Sunday, July 22, 2012

Drug Honkey - Ghost in the Fire (2012)

Upon my first exposure to Chicago's Drug Honkey and their 2008 album Death Dub, I have to admit I just wasn't prepared for the group's level of psychotropic sonic depression and ritual abuse, but this time I have come armed and ready: a bottle of vodka sits on the upper left corner of my desktop, next to a careful arrangement of painkillers and other substances I'd rather not discuss. My last will and testament has been prepared, notarized and sent off to the family attorney. I called my parents and loved ones to hear their voices for what might be the last time, and I broke out and loaded a handgun, just in case I needed a fast, decisive exit from the emotional oppression I was about to endure.

Several days later, I emerge fully destroyed from Ghost in the Fire, but thankfully the safety never came off the pistol, and the mixed liquor and pills weren't enough to kill me thanks to what I can only assume is some remnant of youthful metabolism. I realize my prolonged existence might disappoint a great number of you, but then, this band hasn't broken up yet. Ghost... is the band's fourth full-length excursion, and surprisingly more accessible than its predecessor, but it continues to wreak its crushing lessons upon the listener with baleful distinction and raw certainty. Some will dub this funeral doom, or death/doom, but in truth there are so many eclectics ingredients to the group's compositions that it defies any simple attempt at categorization. You can make out traces of sludge, psychedelic ambiance, even hardcore barking and a conversation, narcotic bred drawl infused with the harsher, growled vocals. The band certainly crawls along at a sluggish general pace, but where other groups like Skepticism or Esoteric provide trance-like hallucination and escape, these guys speak from the depression of the bottle, the heroin needle, the crackpipe and other urban vices.

Structurally and song-wise, this disc surpasses their last in overall quality because it's better able to grab the listener by his brow and then force his/her face directly down into a bowl of retch and torture. The huge, fuzzy bass lines will trip out your speakers within minutes, the drudging lower end chords serve as skeletal support for the eerie, minimal melodies over "Order of the Solar Temple",  the drums throw a lot of fills at you to help break up potential monotony, and and 'Honkey Head' Paul Gillis instantly captivates you with his expressive, vocal variation that ranges from a morbid, guttural abomination to a clearer, persuasive bark, all saturated in echo and reverb enough to rattle around your ears and brain like bullets that failed to exit through the back of your skull. The architecture of the music might not seem inherently complex or intricate, but it doesn't need to be: its harrowing texture leaves the same imprint on your heart whether you're listen to it the first or twentieth time, like an unlikely union of Disembowelment, Mindrot, Neurosis, Today is the Day and Rollins Band.
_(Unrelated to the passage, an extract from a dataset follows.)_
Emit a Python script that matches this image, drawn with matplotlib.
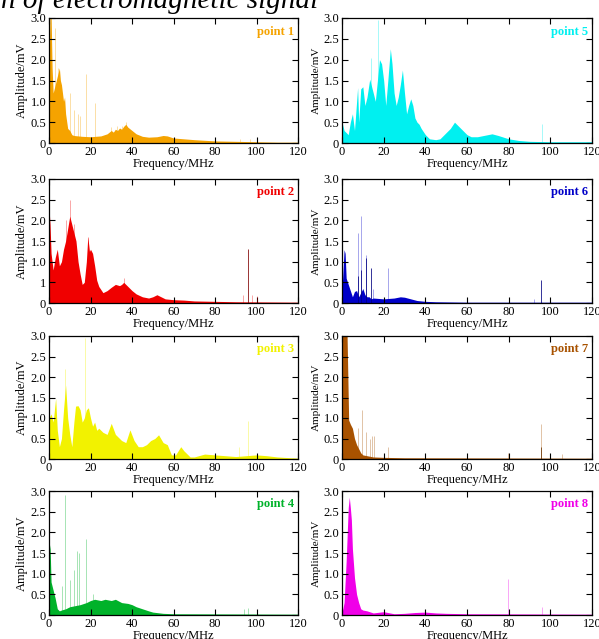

But Ghost in the Fire exceeds even this praise, thanks to the psychiatric variation coursing through each of the cuts. Songs like the title track or "Weight of the World" revel in their droning, dissonant discourse while Gillis crashes around the stratosphere like an extreme metal Leary, while the thuggish bass lines lurch along like primordial swamp predators, slowly closing on their sustenance. There's a subtle sense of bruised glory in pieces like "In Black Robe", where the riffs seem mildly more consonant and uplifting, and even the drier tones in tracks like "Five Years Up" compensate with the strong balance of percussion, unwashed feedback and the natural ambiance created through this crossroads of aural desolation. Not a song on this fucking album will fail to envelop you in mournful tatters, like some dopamine ragman coming to lay claim to your soul, and it's hands down one of the most compelling and simultaneously repellant arguments for human extinction you are likely to have all year, a masterful monolith of suffering and spiritual debilitation. Avoid at your own risk. Experience at twice that risk.